A transition ritual is a short, repeatable sequence of physical actions you perform immediately before starting a creative session. Examples include making a specific drink, putting on particular headphones, lighting a candle, or reviewing yesterday’s last paragraph. The ritual serves a psychological function: it signals your brain to shift from ordinary cognition to focused creative engagement, reducing the negotiation and startup friction that delays productive work [4]. Research on pre-performance routines shows that consistent cues reduce anxiety and improve focus during demanding cognitive tasks [4]. The ritual itself matters less than performing it consistently before every session.
How do famous artists structure their day?
Famous artists structure their days around a protected block of creative work, rarely exceeding 5 hours, with supporting habits filling the rest. Maya Angelou wrote in a rented hotel room from 6:30 AM to 2 PM. Haruki Murakami writes from 4 AM to 10 AM, then runs or swims. Charles Darwin worked two 90-minute sessions separated by a long walk [1]. The specifics vary widely, but Mason Currey’s study of 161 creative professionals found common structural elements: a fixed creative window, a transition ritual to begin, physical movement between sessions, and a clear stopping point [1]. No two routines looked alike, but the underlying architecture was consistent.

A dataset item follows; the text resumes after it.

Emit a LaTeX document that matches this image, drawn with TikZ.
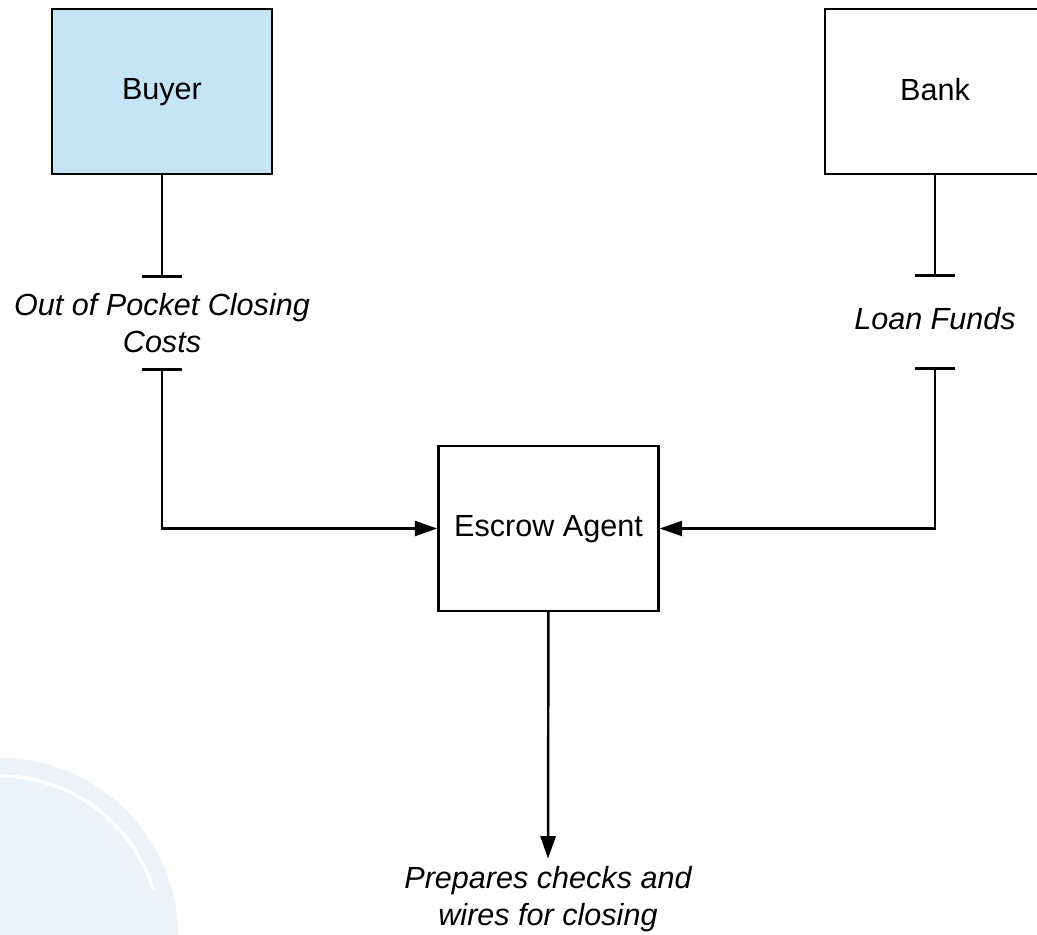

Is it better to do creative work in the morning or at night?
Neither morning nor night is universally better – it depends on your chronotype and the type of creative work. Research by Wieth and Zacks found that creative insight tasks peak during off-peak hours: morning people showed stronger creative problem-solving in the evening, and night owls performed better on creative tasks in the morning [3]. This happens because lower cognitive inhibition during “off” hours allows more distant associations. However, creative execution tasks (editing, refining, technical implementation) tend to benefit from peak alertness hours. The most effective approach is matching the type of creative work to the time of day rather than forcing all creative work into one slot.
What is the Creative Anchor Map?
The Creative Anchor Map is a framework for designing a personalized creative routine by identifying three fixed reference points: your peak creative window (when creative work feels easiest), your non-negotiable constraint (the one immovable commitment in your schedule), and your transition trigger (the physical action that starts each creative session). Rather than copying someone else’s routine, the framework narrows the infinite possibilities of daily scheduling down to three concrete decisions. Once those anchors are set, the rest of the routine organizes around them naturally. It’s designed for creatives with real-world constraints like day jobs, parenting, or irregular schedules.